▸ Problem details
Below is a listing; write it out exactly and drop any images from it.

▸ Data block
▼
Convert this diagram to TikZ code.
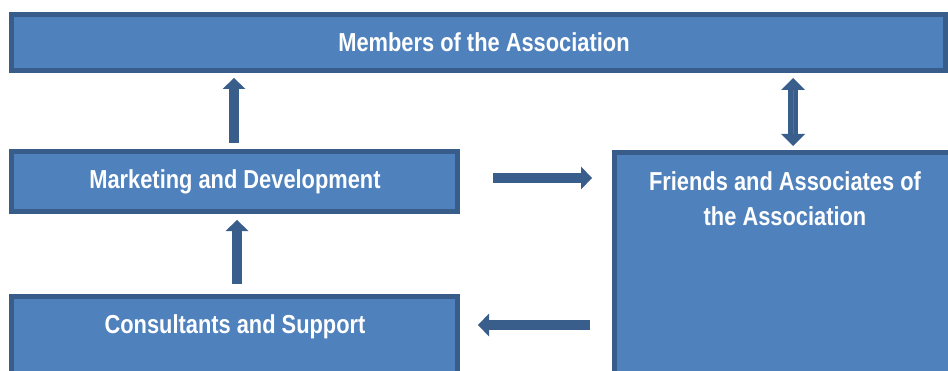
\documentclass[tikz,border=0pt]{standalone}
\usepackage{fontspec}
\setmainfont{Liberation Sans}[FakeStretch=0.84]
\usetikzlibrary{arrows.meta}
\definecolor{boxfill}{HTML}{4F81BD}
\definecolor{boxline}{HTML}{385D8A}
\definecolor{arrowc}{HTML}{3A5E8C}
\begin{document}
\begin{tikzpicture}[x=1pt,y=1pt,
  box/.style={draw=boxline, fill=boxfill, line width=5pt, rectangle, inner sep=0pt},
  lbl/.style={text=white, font=\fontsize{26}{35}\selectfont\bfseries, align=center, anchor=base, inner sep=0pt},
  barrow/.style={draw=arrowc, line width=10pt, -{Triangle[width=23pt,length=11pt,line width=0pt]}},
  dbarrow/.style={draw=arrowc, line width=10pt, {Triangle[width=24pt,length=12pt,line width=0pt]}-{Triangle[width=24pt,length=12pt,line width=0pt]}},
]
\useasboundingbox (0,0) rectangle (948,370);
\begin{scope}
\clip (0,0) rectangle (948,370);
\node[box, minimum width=934pt, minimum height=56pt] (members) at (478.5,327.5) {};
\node[box, minimum width=446pt, minimum height=60pt] (mkt) at (234.5,188.5) {};
\node[box, minimum width=446pt, minimum height=103.5pt] (cons) at (234.5,21.75) {};
\node[box, minimum width=353pt, minimum height=245pt] (friends) at (791,95) {};

\node[lbl] (tmembers) at (484,318) {Members of the Association};
\node[lbl] (tmkt) at (235,182) {Marketing and Development};
\node[lbl] (tcons) at (235,37) {Consultants and Support};
\node[lbl] (tfriends) at (785,144.5) {Friends and Associates of\\the Association};

% arrows
\draw[barrow] ([xshift=-0.5pt,yshift=6pt]mkt.north) coordinate (a1s) -- ([yshift=-5pt]a1s |- members.south);
\draw[dbarrow] ([xshift=2pt,yshift=4pt]friends.north) coordinate (a2s) -- ([yshift=-5pt]a2s |- members.south);
\draw[draw=boxfill!60!arrowc, line width=0.8pt] ([yshift=12pt]a2s) -- ([yshift=-17pt]a2s |- members.south);
\draw[barrow] ([xshift=33pt,yshift=3.5pt]mkt.east) coordinate (a3s) -- ([xshift=-20pt]a3s -| friends.west);
\draw[barrow] ([xshift=-22pt,yshift=8pt]friends.west |- tcons.base) coordinate (a5s) -- ([xshift=18pt]a5s -| cons.east);
\draw[barrow] ([xshift=2.5pt,yshift=10pt]cons.north) coordinate (a4s) -- ([yshift=-6pt]a4s |- mkt.south);
\end{scope}
\end{tikzpicture}
\end{document}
▲
▸ Task answer
Convert this diagram to TikZ code.
\documentclass[tikz,border=0pt]{standalone}
\usepackage{fontspec}
\setmainfont{Liberation Sans}[FakeStretch=0.84]
\usetikzlibrary{arrows.meta}
\definecolor{boxfill}{HTML}{4F81BD}
\definecolor{boxline}{HTML}{385D8A}
\definecolor{arrowc}{HTML}{3A5E8C}
\begin{document}
\begin{tikzpicture}[x=1pt,y=1pt,
  box/.style={draw=boxline, fill=boxfill, line width=5pt, rectangle, inner sep=0pt},
  lbl/.style={text=white, font=\fontsize{26}{35}\selectfont\bfseries, align=center, anchor=base, inner sep=0pt},
  barrow/.style={draw=arrowc, line width=10pt, -{Triangle[width=23pt,length=11pt,line width=0pt]}},
  dbarrow/.style={draw=arrowc, line width=10pt, {Triangle[width=24pt,length=12pt,line width=0pt]}-{Triangle[width=24pt,length=12pt,line width=0pt]}},
]
\useasboundingbox (0,0) rectangle (948,370);
\begin{scope}
\clip (0,0) rectangle (948,370);
\node[box, minimum width=934pt, minimum height=56pt] (members) at (478.5,327.5) {};
\node[box, minimum width=446pt, minimum height=60pt] (mkt) at (234.5,188.5) {};
\node[box, minimum width=446pt, minimum height=103.5pt] (cons) at (234.5,21.75) {};
\node[box, minimum width=353pt, minimum height=245pt] (friends) at (791,95) {};

\node[lbl] (tmembers) at (484,318) {Members of the Association};
\node[lbl] (tmkt) at (235,182) {Marketing and Development};
\node[lbl] (tcons) at (235,37) {Consultants and Support};
\node[lbl] (tfriends) at (785,144.5) {Friends and Associates of\\the Association};

% arrows
\draw[barrow] ([xshift=-0.5pt,yshift=6pt]mkt.north) coordinate (a1s) -- ([yshift=-5pt]a1s |- members.south);
\draw[dbarrow] ([xshift=2pt,yshift=4pt]friends.north) coordinate (a2s) -- ([yshift=-5pt]a2s |- members.south);
\draw[draw=boxfill!60!arrowc, line width=0.8pt] ([yshift=12pt]a2s) -- ([yshift=-17pt]a2s |- members.south);
\draw[barrow] ([xshift=33pt,yshift=3.5pt]mkt.east) coordinate (a3s) -- ([xshift=-20pt]a3s -| friends.west);
\draw[barrow] ([xshift=-22pt,yshift=8pt]friends.west |- tcons.base) coordinate (a5s) -- ([xshift=18pt]a5s -| cons.east);
\draw[barrow] ([xshift=2.5pt,yshift=10pt]cons.north) coordinate (a4s) -- ([yshift=-6pt]a4s |- mkt.south);
\end{scope}
\end{tikzpicture}
\end{document}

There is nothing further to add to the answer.